Given exercise: Restate all the material verbatim, except for the pictures.

Information provided:
..........

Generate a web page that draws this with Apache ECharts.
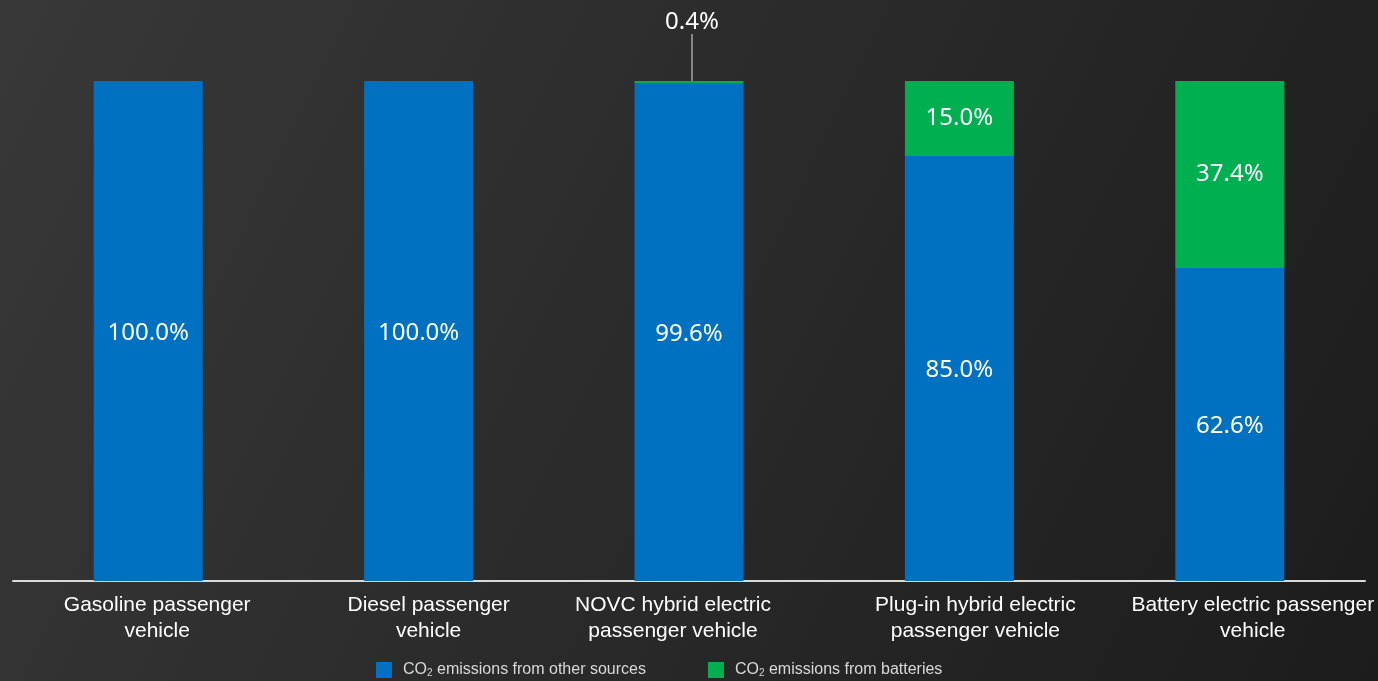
<!DOCTYPE html>
<html>
<head>
<meta charset="utf-8">
<title>CO2 emissions by source</title>
<script src="https://cdn.jsdelivr.net/npm/echarts@6/dist/echarts.min.js"></script>
<style>
  html, body { margin: 0; padding: 0; }
  #chart { width: 1378px; height: 681px; }
</style>
</head>
<body>
<div id="chart"></div>
<script>
// Vehicle types along the x axis
const categories = [
  'Gasoline passenger\nvehicle',
  'Diesel passenger\nvehicle',
  'NOVC hybrid electric\npassenger vehicle',
  'Plug-in hybrid electric\npassenger vehicle',
  'Battery electric passenger\nvehicle'
];
// Share of lifecycle CO2 emissions (%)
const otherSources = [100.0, 100.0, 99.6, 85.0, 62.6];
const batteries = [0, 0, 0.4, 15.0, 37.4];
const seriesNames = ['CO2 emissions from other sources', 'CO2 emissions from batteries'];

// small horizontal nudges so the two-line captions sit off-centre under their bars
const labelShift = [18, 20, -32, 32, 46];

const chart = echarts.init(document.getElementById('chart'));

const pct = v => v.toFixed(1) + '%';
const valueLabel = {
  show: true,
  position: 'inside',
  color: '#ffffff',
  fontFamily: 'Noto Sans',
  fontSize: 24,
  offset: [0, 2],
  formatter: p => (p.value > 0 ? pct(p.value) : '')
};

chart.setOption({
  backgroundColor: {
    type: 'linear', x: 0, y: 0, x2: 1, y2: 1,
    colorStops: [
      { offset: 0, color: '#383838' },
      { offset: 1, color: '#1c1c1c' }
    ]
  },
  animation: false,
  grid: { left: 13, right: 13, top: 81, bottom: 100, containLabel: false },
  legend: {
    left: 376,
    top: 662,
    padding: 0,
    itemWidth: 16,
    itemHeight: 16,
    itemGap: 62,
    icon: 'rect',
    data: seriesNames,
    formatter: name => name.replace('CO2', 'CO{sub|2}'),
    textStyle: {
      color: '#d9d9d9',
      fontFamily: 'Liberation Sans',
      fontSize: 16,
      padding: [0, 0, 0, 6],
      rich: {
        sub: { fontSize: 10, verticalAlign: 'bottom', padding: [7, 0, 0, 0], color: '#d9d9d9' }
      }
    }
  },
  xAxis: {
    type: 'category',
    data: categories.map((c, i) => ({
      value: c,
      textStyle: { padding: labelShift[i] >= 0 ? [0, 0, 0, labelShift[i]] : [0, -labelShift[i], 0, 0] }
    })),
    axisLine: { lineStyle: { color: '#d9d9d9', width: 2 } },
    axisTick: { show: false },
    axisLabel: {
      color: '#ffffff',
      fontFamily: 'Liberation Sans',
      fontSize: 21,
      lineHeight: 26,
      margin: 11,
      interval: 0
    }
  },
  yAxis: {
    type: 'value',
    min: 0,
    max: 100,
    show: false,
    splitLine: { show: false }
  },
  series: [
    {
      name: seriesNames[0],
      type: 'bar',
      stack: 'total',
      barWidth: 109,
      itemStyle: { color: '#0070C0' },
      label: valueLabel,
      data: otherSources
    },
    {
      name: seriesNames[1],
      type: 'bar',
      stack: 'total',
      barWidth: 109,
      itemStyle: { color: '#00B050' },
      label: valueLabel,
      labelLayout: p => (p.dataIndex === 2 ? { dx: 3, dy: -42 } : {}),
      data: batteries.map((v, i) => (i === 2
        ? { value: v, label: { position: 'top', distance: 5, offset: [0, 0] }, labelLine: { show: true, lineStyle: { color: '#a6a6a6', width: 1.5 } } }
        : v))
    }
  ]
});
</script>
</body>
</html>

..........

Solution:
Generate a web page that draws this with Apache ECharts.
<!DOCTYPE html>
<html>
<head>
<meta charset="utf-8">
<title>CO2 emissions by source</title>
<script src="https://cdn.jsdelivr.net/npm/echarts@6/dist/echarts.min.js"></script>
<style>
  html, body { margin: 0; padding: 0; }
  #chart { width: 1378px; height: 681px; }
</style>
</head>
<body>
<div id="chart"></div>
<script>
// Vehicle types along the x axis
const categories = [
  'Gasoline passenger\nvehicle',
  'Diesel passenger\nvehicle',
  'NOVC hybrid electric\npassenger vehicle',
  'Plug-in hybrid electric\npassenger vehicle',
  'Battery electric passenger\nvehicle'
];
// Share of lifecycle CO2 emissions (%)
const otherSources = [100.0, 100.0, 99.6, 85.0, 62.6];
const batteries = [0, 0, 0.4, 15.0, 37.4];
const seriesNames = ['CO2 emissions from other sources', 'CO2 emissions from batteries'];

// small horizontal nudges so the two-line captions sit off-centre under their bars
const labelShift = [18, 20, -32, 32, 46];

const chart = echarts.init(document.getElementById('chart'));

const pct = v => v.toFixed(1) + '%';
const valueLabel = {
  show: true,
  position: 'inside',
  color: '#ffffff',
  fontFamily: 'Noto Sans',
  fontSize: 24,
  offset: [0, 2],
  formatter: p => (p.value > 0 ? pct(p.value) : '')
};

chart.setOption({
  backgroundColor: {
    type: 'linear', x: 0, y: 0, x2: 1, y2: 1,
    colorStops: [
      { offset: 0, color: '#383838' },
      { offset: 1, color: '#1c1c1c' }
    ]
  },
  animation: false,
  grid: { left: 13, right: 13, top: 81, bottom: 100, containLabel: false },
  legend: {
    left: 376,
    top: 662,
    padding: 0,
    itemWidth: 16,
    itemHeight: 16,
    itemGap: 62,
    icon: 'rect',
    data: seriesNames,
    formatter: name => name.replace('CO2', 'CO{sub|2}'),
    textStyle: {
      color: '#d9d9d9',
      fontFamily: 'Liberation Sans',
      fontSize: 16,
      padding: [0, 0, 0, 6],
      rich: {
        sub: { fontSize: 10, verticalAlign: 'bottom', padding: [7, 0, 0, 0], color: '#d9d9d9' }
      }
    }
  },
  xAxis: {
    type: 'category',
    data: categories.map((c, i) => ({
      value: c,
      textStyle: { padding: labelShift[i] >= 0 ? [0, 0, 0, labelShift[i]] : [0, -labelShift[i], 0, 0] }
    })),
    axisLine: { lineStyle: { color: '#d9d9d9', width: 2 } },
    axisTick: { show: false },
    axisLabel: {
      color: '#ffffff',
      fontFamily: 'Liberation Sans',
      fontSize: 21,
      lineHeight: 26,
      margin: 11,
      interval: 0
    }
  },
  yAxis: {
    type: 'value',
    min: 0,
    max: 100,
    show: false,
    splitLine: { show: false }
  },
  series: [
    {
      name: seriesNames[0],
      type: 'bar',
      stack: 'total',
      barWidth: 109,
      itemStyle: { color: '#0070C0' },
      label: valueLabel,
      data: otherSources
    },
    {
      name: seriesNames[1],
      type: 'bar',
      stack: 'total',
      barWidth: 109,
      itemStyle: { color: '#00B050' },
      label: valueLabel,
      labelLayout: p => (p.dataIndex === 2 ? { dx: 3, dy: -42 } : {}),
      data: batteries.map((v, i) => (i === 2
        ? { value: v, label: { position: 'top', distance: 5, offset: [0, 0] }, labelLine: { show: true, lineStyle: { color: '#a6a6a6', width: 1.5 } } }
        : v))
    }
  ]
});
</script>
</body>
</html>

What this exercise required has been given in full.